[Given entries start]

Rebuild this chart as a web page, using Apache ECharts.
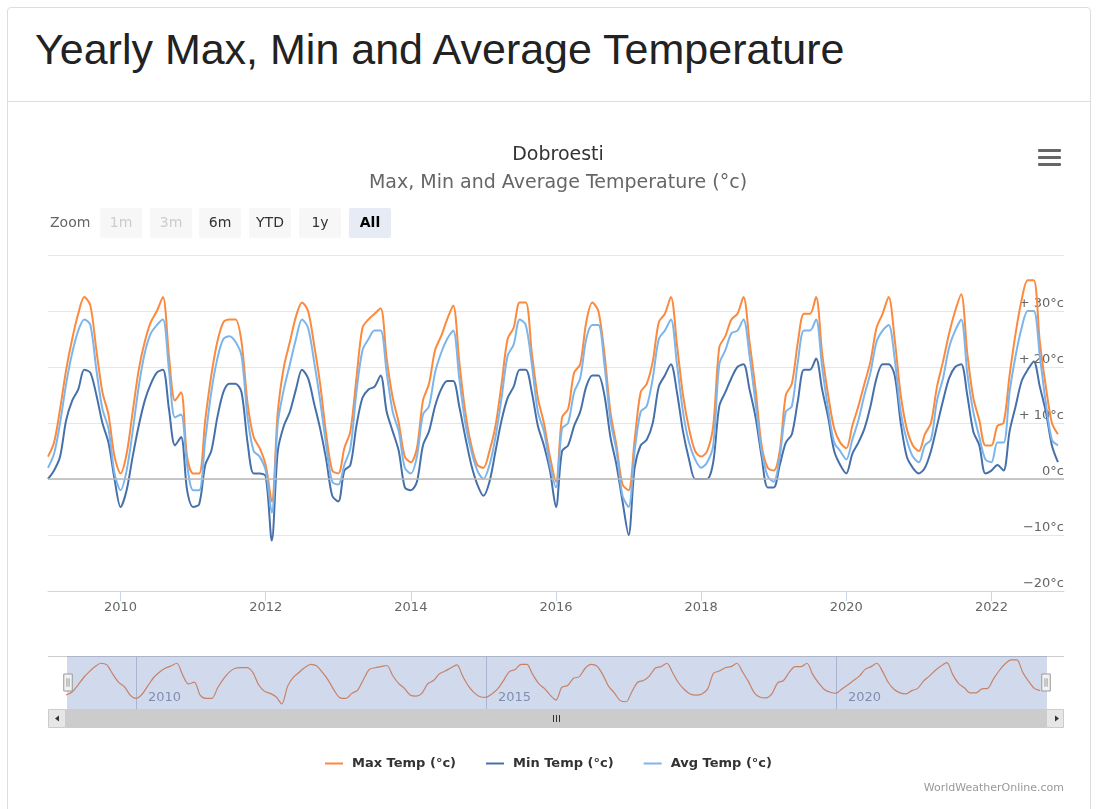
<!DOCTYPE html>
<html>
<head>
<meta charset="utf-8">
<title>Dobroesti - Yearly Max, Min and Average Temperature</title>
<script src="https://cdn.jsdelivr.net/npm/echarts@6/dist/echarts.min.js"></script>
<style>
    html, body { margin: 0; padding: 0; background: #fff; }
    body { width: 1097px; height: 809px; position: relative; overflow: hidden; font-family: "Liberation Sans", Arial, sans-serif; }
    .panel { position: absolute; left: 7px; top: 7px; width: 1082px; height: 840px; border: 1px solid #ddd; border-radius: 4px; }
    .panel-head { position: absolute; left: 0; top: 0; right: 0; height: 93px; border-bottom: 1px solid #ddd; }
    .panel-head h3 { margin: 0; position: absolute; left: 27px; top: 17px; font-size: 43px; line-height: 48px; font-weight: normal; color: #222; white-space: nowrap; }
    #chart { position: absolute; left: 0; top: 0; width: 1097px; height: 809px; }
</style>
</head>
<body>
<div class="panel">
    <div class="panel-head"><h3>Yearly Max, Min and Average Temperature</h3></div>
</div>
<div id="chart"></div>

<script>
    // monthly values, Jan..Dec for each year
    var years = [2009, 2010, 2011, 2012, 2013, 2014, 2015, 2016, 2017, 2018, 2019, 2020, 2021, 2022];

    var maxTemp = [
        4, 6.5, 12.5, 19.5, 25, 29.5, 32.5, 31, 23, 15.5, 11.5, 4,
        1, 4.5, 12, 19.5, 24.5, 28, 30, 32.5, 22, 14, 15.5, 4,
        1, 1, 10.5, 18.5, 24.5, 28, 28.5, 28.5, 24.5, 13.5, 7.5, 5.5,
        2.5, -4, 12, 20, 24.5, 29, 31.5, 30, 24, 17, 8, 1.5,
        1, 5.5, 8.5, 18, 27, 28.5, 29.5, 30.5, 21.5, 14.5, 10, 4,
        3, 5.5, 14, 17, 23, 25.5, 28.5, 31, 21, 12, 6, 2.5,
        2, 5, 9.5, 17, 25, 27, 31.5, 31.5, 22.5, 14.5, 10, 4,
        -0.5, 11, 12.5, 19, 20.5, 28, 31.5, 30, 22.5, 12, 6, -1,
        -2, 7, 15.5, 17, 21, 28, 29.5, 32.5, 24, 15, 9, 5,
        4, 5, 9.5, 23.5, 25.5, 28.5, 29.5, 32.5, 24.5, 16, 6, 2,
        1.5, 5, 15, 17, 24.5, 29.5, 29.5, 32.5, 22.5, 15, 9, 6.5,
        5.5, 9.5, 13, 17, 21, 27, 29.5, 32.5, 25, 15, 9, 6,
        5, 8, 10, 16.5, 21, 26, 30, 33, 22.5, 14.5, 10.5, 6,
        6, 9.5, 10, 18.5, 26, 32, 35.5, 35.5, 24.5, 16.5, 10, 8
    ];

    var minTemp = [
        0, 1.5, 4, 10.5, 14, 16, 19.5, 19, 15, 10, 6.5, 0,
        -5, -2, 4, 9.5, 14, 17, 19, 19.5, 12.5, 6, 7.5, -2,
        -5, -4.5, 2.5, 5, 11, 15.5, 17, 17, 15.5, 6.5, 1, 1,
        0.5, -11, 5, 9.5, 12, 16, 19.5, 18, 13.5, 9, 3.5, -3,
        -4, 1.5, 2.5, 9.5, 14.5, 16, 16.5, 18.5, 12, 8.5, 5, -1.5,
        -2, -0.5, 6, 8.5, 13, 16, 17.5, 17.5, 13, 7.5, 2.5, -1,
        -3, -0.5, 5, 10.5, 14.5, 16.5, 19.5, 19.5, 15.5, 9.5, 6, 1.5,
        -5, 5, 6, 9.5, 12, 16.5, 18.5, 18.5, 15, 7.5, 2.5, -4,
        -10, 2, 6, 7, 10, 16.5, 18.5, 20.5, 15.5, 8.5, 3.5, 0,
        0, 0, 3, 13, 15.5, 18, 20, 20.5, 16, 11, 4, -1.5,
        -1.5, 2.5, 6.5, 8, 14, 19.5, 19.5, 21.5, 16, 11, 5, 2.5,
        1, 4.5, 6.5, 9, 13, 18, 20.5, 20.5, 18.5, 10, 4, 2,
        1, 2, 5, 9.5, 14, 18, 20, 20.5, 15, 8.5, 6, 1,
        1.5, 2.5, 1.5, 8.5, 13, 17.5, 19.5, 21, 16.5, 12, 6, 3
    ];

    var avgTemp = [
        2, 4.5, 10, 17, 22.5, 26.5, 28.5, 27.5, 19.5, 12.5, 9, 1,
        -2, 1.5, 8.5, 16.5, 22.5, 26, 27.5, 28.5, 19.5, 11, 11.5, 2.5,
        -2, -2, 7, 15.5, 21.5, 25, 25.5, 24.5, 22, 11, 5, 4,
        1.5, -6, 10, 16, 20.5, 25, 28.5, 27, 21, 14, 6, -0.5,
        -1, 2.5, 5.5, 15.5, 23, 25, 26.5, 26.5, 19, 12, 8.5, 2,
        1, 4, 11.5, 13, 19, 22.5, 25, 26.5, 18, 10, 5, 1.5,
        0, 2.5, 7.5, 14.5, 22, 24, 28.5, 27.5, 20.5, 12, 8.5, 2.5,
        -1.5, 9, 10, 15.5, 18, 25, 27.5, 27.5, 20.5, 10.5, 5, -3,
        -5, 5, 12, 13, 18, 25, 26.5, 28.5, 20.5, 12, 6.5, 3.5,
        2, 3, 6, 20.5, 23, 26, 26.5, 28.5, 22, 13.5, 5, 0.5,
        -0.5, 4, 12, 13, 21, 26.5, 26.5, 28.5, 20, 12.5, 6.5, 5,
        3.5, 7, 10.5, 15, 19, 24.5, 26.5, 27.5, 21.5, 12, 7, 4,
        3, 6, 7, 14, 18, 23.5, 26.5, 28.5, 19, 12, 7.5, 3.5,
        3, 6.5, 6.5, 15.5, 22, 27, 30, 30, 22, 13.5, 7, 6
    ];

    var axisYears = [2010, 2012, 2014, 2016, 2018, 2020, 2022];
    var navigatorYears = [2010, 2015, 2020];
    var zoomButtons = ['1m', '3m', '6m', 'YTD', '1y', 'All'];

    var chart = echarts.init(document.getElementById('chart'));

    // x position of each month as a decimal year
    var monthPos = [];
    years.forEach(function (y) {
        for (var m = 0; m < 12; m++) monthPos.push(y + m / 12);
    });
    function pairs(values) {
        return values.map(function (v, i) { return [monthPos[i], v]; });
    }
    function yearLabel(v) { return String(Math.round(v)); }

    var xMin = years[0];
    var xMax = years[years.length - 1] + 1;
    var font = '"DejaVu Sans", Verdana, sans-serif';

    // zoom buttons, menu icon, scrollbar
    var graphics = [{
        type: 'text', x: 50, y: 223,
        style: { text: 'Zoom', fill: '#666', font: '14px ' + font, textVerticalAlign: 'middle', verticalAlign: 'middle' }
    }];
    var btnX = [100, 150, 199, 249, 299, 349];
    zoomButtons.forEach(function (b, i) {
        var disabled = i < 2, selected = b === 'All';
        graphics.push({
            type: 'rect', shape: { x: btnX[i], y: 208, width: 42, height: 30, r: 2 },
            style: { fill: selected ? '#e6ebf5' : '#f7f7f7' }
        });
        graphics.push({
            type: 'text', x: btnX[i] + 21, y: 223,
            style: {
                text: b, fill: disabled ? '#cccccc' : (selected ? '#000' : '#333'),
                font: (selected ? 'bold ' : '') + '14px ' + font,
                textAlign: 'center', align: 'center', textVerticalAlign: 'middle', verticalAlign: 'middle'
            }
        });
    });
    [149, 156, 163].forEach(function (y) {
        graphics.push({ type: 'rect', shape: { x: 1038, y: y, width: 23, height: 3, r: 1 }, style: { fill: '#666' } });
    });
    // navigator outline + scrollbar
    graphics.push(
        { type: 'line', shape: { x1: 48, y1: 656.5, x2: 1064, y2: 656.5 }, style: { stroke: '#cccccc', lineWidth: 1 } },
        { type: 'rect', shape: { x: 48, y: 709, width: 1016, height: 19 }, style: { fill: '#f2f2f2' } },
        { type: 'rect', shape: { x: 66, y: 709, width: 980, height: 19 }, style: { fill: '#cccccc' } },
        { type: 'rect', shape: { x: 48.5, y: 709.5, width: 17, height: 18 }, style: { fill: '#e6e6e6', stroke: '#cccccc', lineWidth: 1 } },
        { type: 'rect', shape: { x: 1046.5, y: 709.5, width: 17, height: 18 }, style: { fill: '#e6e6e6', stroke: '#cccccc', lineWidth: 1 } },
        { type: 'polygon', shape: { points: [[55, 718.5], [59, 715.5], [59, 721.5]] }, style: { fill: '#333' } },
        { type: 'polygon', shape: { points: [[1059, 718.5], [1055, 715.5], [1055, 721.5]] }, style: { fill: '#333' } }
    );
    [553, 556, 559].forEach(function (x) {
        graphics.push({ type: 'line', shape: { x1: x + 0.5, y1: 715, x2: x + 0.5, y2: 722 }, style: { stroke: '#333', lineWidth: 1 } });
    });
    graphics.push({
        type: 'text', x: 1064, y: 788,
        style: { text: 'WorldWeatherOnline.com', fill: '#999', font: '11px ' + font, textAlign: 'right', align: 'right', textVerticalAlign: 'middle', verticalAlign: 'middle' }
    });

    chart.setOption({
        animation: false,
        textStyle: { fontFamily: font },
        title: {
            text: 'Dobroesti',
            subtext: 'Max, Min and Average Temperature (°c)',
            left: 553, top: 141, textAlign: 'center', itemGap: 9,
            textStyle: { fontSize: 19, fontWeight: 'normal', color: '#333' },
            subtextStyle: { fontSize: 19, color: '#666' }
        },
        legend: {
            data: ['Max Temp (°c)', 'Min Temp (°c)', 'Avg Temp (°c)'],
            left: 320, top: 752,
            icon: 'rect', itemWidth: 18, itemHeight: 2, itemGap: 30,
            textStyle: { fontSize: 13, fontWeight: 'bold', color: '#333', padding: [0, 0, 0, 4] }
        },
        color: ['#fb8a3e', '#4670aa', '#7cb5ec'],
        graphic: graphics,
        grid: [
            { left: 48, right: 33, top: 255, height: 336 },
            { left: 66, right: 51, top: 656, height: 53 }
        ],
        xAxis: [{
            type: 'value', gridIndex: 0, min: xMin, max: xMax,
            axisLine: { onZero: false, lineStyle: { color: '#ccd6eb' } },
            axisTick: { show: true, length: 10, customValues: axisYears, lineStyle: { color: '#ccd6eb' } },
            axisLabel: { customValues: axisYears, color: '#666', fontSize: 13, margin: 10, formatter: yearLabel },
            splitLine: { show: false }
        }, {
            type: 'value', gridIndex: 1, min: xMin, max: xMax,
            axisLine: { show: false, onZero: false },
            axisTick: { show: true, inside: true, length: 53, customValues: navigatorYears, lineStyle: { color: '#c6cbd6' } },
            axisLabel: {
                customValues: navigatorYears, inside: true, align: 'left', margin: 5,
                color: '#8a93a8', fontSize: 13, padding: [0, 0, 0, 12], formatter: yearLabel
            },
            splitLine: { show: false }
        }],
        yAxis: [{
            type: 'value', gridIndex: 0, position: 'right', min: -20, max: 40, interval: 10,
            axisLine: { show: false }, axisTick: { show: false },
            axisLabel: {
                inside: true, margin: 0, color: '#666', fontSize: 13, verticalAlign: 'bottom', lineHeight: 15,
                formatter: function (v) {
                    if (v === 40) return '';
                    if (v > 0) return '+ ' + v + '°c';
                    if (v < 0) return '\u2212' + Math.abs(v) + '°c';
                    return '0°c';
                }
            },
            splitLine: { lineStyle: { color: '#e6e6e6' } }
        }, {
            type: 'value', gridIndex: 1, min: -8.5, max: 39, show: false
        }],
        dataZoom: [{
            type: 'slider', xAxisIndex: 0, filterMode: 'none',
            left: 66, right: 51, top: 656, height: 53,
            start: 0, end: 100,
            showDataShadow: false, showDetail: false, brushSelect: false, moveHandleSize: 0,
            backgroundColor: 'rgba(0,0,0,0)', borderColor: 'rgba(0,0,0,0)',
            fillerColor: 'rgba(102,133,194,0.3)',
            handleIcon: 'path://M0,0H8V16H0Z M3,4V12 M5,4V12',
            handleSize: 17,
            handleStyle: { color: '#f2f2f2', borderColor: '#999', borderWidth: 1, shadowBlur: 0 }
        }],
        series: [{
            name: 'Max Temp (°c)', type: 'line', data: pairs(maxTemp),
            smooth: 0.3, showSymbol: false, lineStyle: { width: 2 },
            markLine: {
                silent: true, symbol: 'none', label: { show: false },
                lineStyle: { color: '#b8b8b8', width: 1.5, type: 'solid' },
                data: [{ yAxis: 0 }]
            }
        }, {
            name: 'Min Temp (°c)', type: 'line', data: pairs(minTemp),
            smooth: 0.3, showSymbol: false, lineStyle: { width: 2 }
        }, {
            name: 'Avg Temp (°c)', type: 'line', data: pairs(avgTemp),
            smooth: 0.3, showSymbol: false, lineStyle: { width: 2 }
        }, {
            name: 'navigator', type: 'line', xAxisIndex: 1, yAxisIndex: 1, data: pairs(maxTemp),
            smooth: 0.3, showSymbol: false, silent: true, color: '#f08040', lineStyle: { width: 1.2 }
        }]
    });
</script>
</body>
</html>
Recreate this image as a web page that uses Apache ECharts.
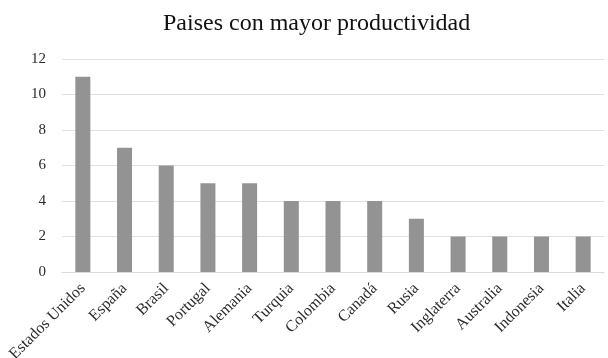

[Given entries end]

| Task objective |
Of the lines above, how many include the word "this"? Reply with the number alone.

| Task solution |
2